PS. each time i restart nginx, after cache loader process completed,
strace
to cache manage will show it starts to unlink file, and everything goes
back
to normal. cache manage also starts to control cache and keep total
cache
size under max cache size we set. after certain period of time. it will
fail
again.

What could potentially cause this?

Posted at Nginx Forum:
http://forum.nginx.org/read.php?2,256168,256168#msg-256168


#2

Can confirm this bug, we have same problem. But i dont know yet how to
reproduce it.
Nothing strange in logs. error_log set to notice level

Posted at Nginx Forum:
http://forum.nginx.org/read.php?2,256168,257943#msg-257943


#3

Hello,

On 10 Apr 2015, at 13:36, stanojr removed_email_address@domain.invalid wrote:

Can confirm this bug, we have same problem. But i dont know yet how to
reproduce it.
Nothing strange in logs. error_log set to notice level

Heres a patch providing a workaround for the problem and logging more
information about cache entry lock problems.

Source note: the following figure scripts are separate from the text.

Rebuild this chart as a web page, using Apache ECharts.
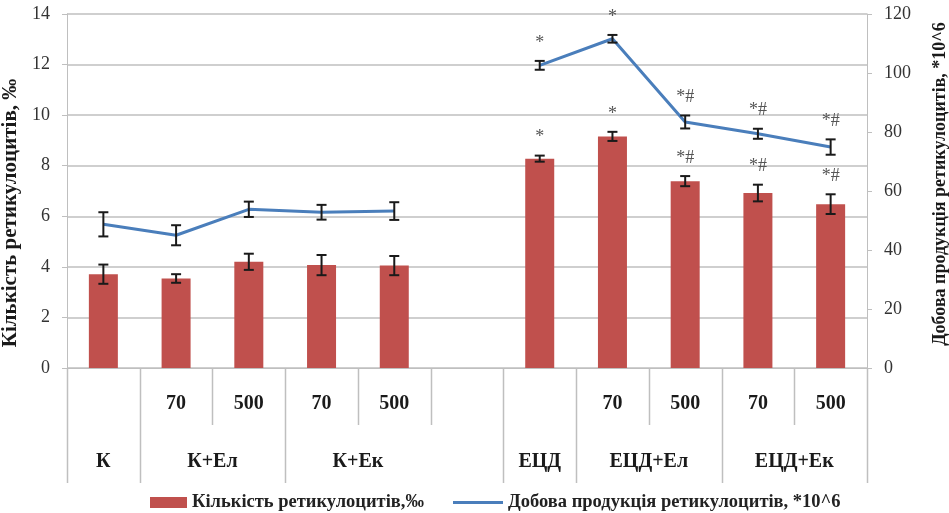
<!DOCTYPE html>
<html>
<head>
<meta charset="utf-8">
<script src="https://cdn.jsdelivr.net/npm/echarts@6/dist/echarts.min.js"></script>
<style>
	html, body { margin: 0; padding: 0; background: #fff; }
	#chart { width: 949px; height: 513px; }
</style>
</head>
<body>
<div id="chart"></div>
<script>
	// slots: К | К+Ел 70, 500 | К+Ек 70, 500 | gap | ЕЦД | ЕЦД+Ел 70, 500 | ЕЦД+Ек 70, 500
	const subLabels = ["", "70", "500", "70", "500", "", "", "70", "500", "70", "500"];
	const groupLabels = ["К", "К+Ел", "К+Ек", "ЕЦД", "ЕЦД+Ел", "ЕЦД+Ек"];
	const groupCenters = [0, 1.5, 3.5, 6, 7.5, 9.5];
	const fullDividers = [0, 1, 3, 6, 7, 9, 11];
	const shortDividers = [2, 4, 5, 8, 10];

	const countName = "Кількість ретикулоцитів,‰";
	const countValues = [3.71, 3.54, 4.2, 4.07, 4.05, null, 8.28, 9.16, 7.39, 6.92, 6.48];
	const countErrors = [0.38, 0.17, 0.32, 0.4, 0.38, null, 0.12, 0.18, 0.2, 0.33, 0.39];
	const countMarks = ["", "", "", "", "", "", "*", "*", "*#", "*#", "*#"];

	const prodName = "Добова продукція ретикулоцитів, *10^6";
	const prodValues = [48.7, 45.0, 53.8, 52.8, 53.2, null, 102.6, 111.6, 83.4, 79.4, 74.9];
	const prodErrors = [4.1, 3.4, 2.6, 2.5, 3.0, null, 1.5, 1.3, 2.2, 1.7, 2.6];
	const prodMarks = ["", "", "", "", "", "", "*", "*", "*#", "*#", "*#"];

	const serif = "'Liberation Serif', 'Times New Roman', serif";
	const gridColor = "#bfbfbf";
	const barColor = "#c0504d";
	const lineColor = "#4a7ebb";

	const errorData = (values, errors) => values
		.map((v, i) => (v == null ? null : [i, v, errors[i]]))
		.filter(d => d);

	const errorRenderer = marks => (params, api) => {
		const i = api.value(0);
		const v = api.value(1);
		const e = api.value(2);
		const top = api.coord([i, v + e]);
		const bot = api.coord([i, v - e]);
		const x = top[0];
		const cap = 5;
		const lineStyle = { stroke: "#1a1a1a", lineWidth: 2 };
		const children = [
			{ type: "line", shape: { x1: x, y1: top[1], x2: x, y2: bot[1] }, style: lineStyle },
			{ type: "line", shape: { x1: x - cap, y1: top[1], x2: x + cap, y2: top[1] }, style: lineStyle },
			{ type: "line", shape: { x1: x - cap, y1: bot[1], x2: x + cap, y2: bot[1] }, style: lineStyle }
		];
		if (marks[i]) {
			children.push({
				type: "text",
				style: {
					text: marks[i], x: x, y: top[1] - 9,
					align: "center", verticalAlign: "bottom",
					fontSize: 18, fontFamily: serif, fill: "#555"
				}
			});
		}
		return { type: "group", children };
	};

	const dividers = fullDividers.map(b => [b, 115]).concat(shortDividers.map(b => [b, 57]));

	const legendText = { fontFamily: serif, fontWeight: "bold", fontSize: 18.5, color: "#222" };

	const chart = echarts.init(document.getElementById("chart"));
	chart.setOption({
		animation: false,
		grid: { left: 67, right: 82, top: 14, bottom: 145, containLabel: false, outerBoundsMode: "none" },
		legend: [
			{
				top: 488,
				left: 145,
				itemWidth: 37,
				itemHeight: 11,
				textStyle: legendText,
				data: [{ name: countName, icon: "rect" }]
			},
			{
				top: 488,
				left: 448,
				itemWidth: 50,
				itemHeight: 3,
				textStyle: legendText,
				data: [{ name: prodName, icon: "rect", itemStyle: { color: lineColor } }]
			}
		],
		xAxis: [
			{
				type: "category",
				data: subLabels,
				axisLine: { onZero: false, lineStyle: { color: gridColor } },
				axisTick: { show: false },
				axisLabel: { interval: 0, margin: 26, fontFamily: serif, fontWeight: "bold", fontSize: 20, color: "#1a1a1a" }
			},
			{
				type: "value",
				position: "bottom",
				min: -0.5,
				max: 10.5,
				interval: 0.5,
				axisLine: { show: false, onZero: false },
				axisTick: { show: false },
				splitLine: { show: false },
				axisLabel: {
					margin: 84,
					fontFamily: serif, fontWeight: "bold", fontSize: 20, color: "#1a1a1a",
					showMinLabel: true, showMaxLabel: true,
					formatter: value => {
						const k = groupCenters.findIndex(c => Math.abs(c - value) < 1e-6);
						return k >= 0 ? groupLabels[k] : "";
					}
				}
			}
		],
		yAxis: [
			{
				type: "value",
				min: 0, max: 14, interval: 2,
				name: "Кількість ретикулоцитів, ‰",
				nameLocation: "middle",
				nameGap: 40,
				nameTextStyle: {
					fontFamily: serif, fontWeight: "bold", fontSize: 21, color: "#1a1a1a",
					padding: [0, 44, 0, 0]
				},
				axisLine: { show: true, onZero: false, lineStyle: { color: gridColor } },
				axisTick: { show: true, length: 5, lineStyle: { color: gridColor } },
				axisLabel: { margin: 17, fontFamily: serif, fontSize: 18, color: "#333" },
				splitLine: { lineStyle: { color: gridColor, width: 1.5 } }
			},
			{
				type: "value",
				min: 0, max: 120, interval: 20,
				name: "Добова продукція ретикулоцитів, *10^6",
				nameLocation: "middle",
				nameGap: 64,
				nameRotate: 90,
				nameTextStyle: {
					fontFamily: serif, fontWeight: "bold", fontSize: 18, color: "#1a1a1a",
					padding: [0, 0, 0, 14]
				},
				axisLine: { show: true, onZero: false, lineStyle: { color: gridColor } },
				axisTick: { show: true, length: 5, lineStyle: { color: gridColor } },
				axisLabel: { margin: 17, fontFamily: serif, fontSize: 18, color: "#333" },
				splitLine: { show: false }
			}
		],
		series: [
			{
				name: countName,
				type: "bar",
				data: countValues,
				barWidth: 29,
				itemStyle: { color: barColor }
			},
			{
				name: prodName,
				type: "line",
				yAxisIndex: 1,
				data: prodValues,
				symbol: "none",
				connectNulls: false,
				lineStyle: { color: lineColor, width: 3 },
				itemStyle: { color: lineColor }
			},
			{
				type: "custom",
				data: errorData(countValues, countErrors),
				encode: { x: 0, y: 1 },
				renderItem: errorRenderer(countMarks),
				z: 5,
				silent: true
			},
			{
				type: "custom",
				yAxisIndex: 1,
				data: errorData(prodValues, prodErrors),
				encode: { x: 0, y: 1 },
				renderItem: errorRenderer(prodMarks),
				z: 5,
				silent: true
			},
			{
				type: "custom",
				data: dividers.map(d => [Math.min(d[0], 10), 0]),
				clip: false,
				silent: true,
				renderItem: (params, api) => {
					const [b, len] = dividers[params.dataIndex];
					const bw = api.size([1, 0])[0];
					const c = api.coord([Math.min(b, 10), 0]);
					const x = Math.round(b > 10 ? c[0] + bw / 2 : c[0] - bw / 2) + 0.5;
					return {
						type: "line",
						shape: { x1: x, y1: c[1], x2: x, y2: c[1] + len },
						style: { stroke: gridColor, lineWidth: 1.5 }
					};
				}
			}
		]
	});
</script>
</body>
</html>
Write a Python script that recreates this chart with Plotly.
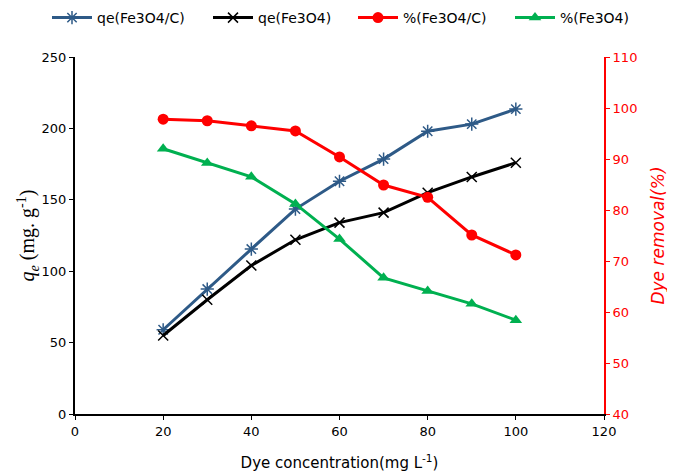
import plotly.graph_objects as go

conc = [20, 30, 40, 50, 60, 70, 80, 90, 100]
qe_fe3o4_c = [59, 87.5, 115.5, 143.5, 163, 178.5, 198, 203, 213.5]
qe_fe3o4 = [55, 80, 104, 122, 134, 141, 155, 166, 176]
pct_fe3o4_c = [97.8, 97.5, 96.5, 95.5, 90.4, 84.9, 82.5, 75.1, 71.2]
pct_fe3o4 = [92, 89.2, 86.5, 81.2, 74.3, 66.7, 64.1, 61.6, 58.4]

blue = "#2E5A87"
green = "#00B050"
red = "#FF0000"
FONT = "DejaVu Sans, Liberation Sans, Arial"
W, H = 667, 465

fig = go.Figure()
fig.add_trace(go.Scatter(x=conc, y=qe_fe3o4_c, name="qe(Fe3O4/C)", mode="lines+markers", legend="legend",
                         line=dict(color=blue, width=3),
                         marker=dict(symbol="asterisk-open", size=11, color=blue, line=dict(color=blue, width=1.5))))
fig.add_trace(go.Scatter(x=conc, y=qe_fe3o4, name="qe(Fe3O4)", mode="lines+markers", legend="legend2",
                         line=dict(color="black", width=3),
                         marker=dict(symbol="x-thin-open", size=10, color="black", line=dict(color="black", width=1.5))))
fig.add_trace(go.Scatter(x=conc, y=pct_fe3o4_c, name="%(Fe3O4/C)", mode="lines+markers", yaxis="y2", legend="legend3",
                         line=dict(color=red, width=3),
                         marker=dict(symbol="circle", size=11, color=red)))
fig.add_trace(go.Scatter(x=conc, y=pct_fe3o4, name="%(Fe3O4)", mode="lines+markers", yaxis="y2", legend="legend4",
                         line=dict(color=green, width=3),
                         marker=dict(symbol="triangle-up", size=11, color=green)))

def leg(px):
    return dict(orientation="h", xref="container", yref="container", x=px / W, xanchor="left",
                y=1 - 10 / H, yanchor="middle", font=dict(family=FONT, size=14, color="black"),
                bgcolor="rgba(0,0,0,0)", borderwidth=0, itemwidth=40)

fig.update_layout(
    width=W, height=H,
    margin=dict(l=67, r=71, t=49, b=59, autoexpand=False),
    paper_bgcolor="white", plot_bgcolor="white",
    font=dict(family=FONT, size=13, color="black"),
    showlegend=True,
    legend=leg(39), legend2=leg(200), legend3=leg(345), legend4=leg(502),
    xaxis=dict(range=[0, 120], tickvals=[0, 20, 40, 60, 80, 100, 120], showgrid=False, zeroline=False,
               showline=True, linecolor="black", linewidth=2, ticks="outside", ticklen=4,
               tickcolor="black", tickfont=dict(size=13), automargin=False,
               title=dict(text="Dye concentration(mg L<sup>-1</sup>)", font=dict(size=15), standoff=20)),
    yaxis=dict(range=[0, 250], tickvals=[0, 50, 100, 150, 200, 250], showgrid=False, zeroline=False,
               showline=True, linecolor="black", linewidth=2, ticks="outside", ticklen=4,
               tickcolor="black", tickfont=dict(size=13), automargin=False,
               title=dict(text="<i>q<sub>e</sub></i> (mg. g<sup>-1</sup>)",
                          font=dict(family="Liberation Serif, Times New Roman", size=20), standoff=0)),
    yaxis2=dict(range=[40, 110], tickvals=[40, 50, 60, 70, 80, 90, 100, 110], overlaying="y", side="right",
                showgrid=False, zeroline=False, showline=True, linecolor=red, linewidth=2,
                ticks="outside", ticklen=4, tickcolor=red, tickfont=dict(size=13, color=red), automargin=False,
                title=dict(text="<i>Dye removal(%)</i>", font=dict(size=17, color=red), standoff=16)),
)

fig.write_html("out.html")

http://mailman.nginx.org/pipermail/nginx-ru/2015-May/055937.html

Note that most probably this problem occurs when one of nginx workers is
killed manually. With the patch applied, nginx cache manager skips
cache
entries which seem to be locked by a killed worker and logs an error.

Wed like to receive more feedback from people experiencing this problem.
For this please apply the patch and post (or just watch) error.log with
the
notice loglevel since nginx start.


Roman A.


#4

I’m interested what linux kernel version and distribution do you use?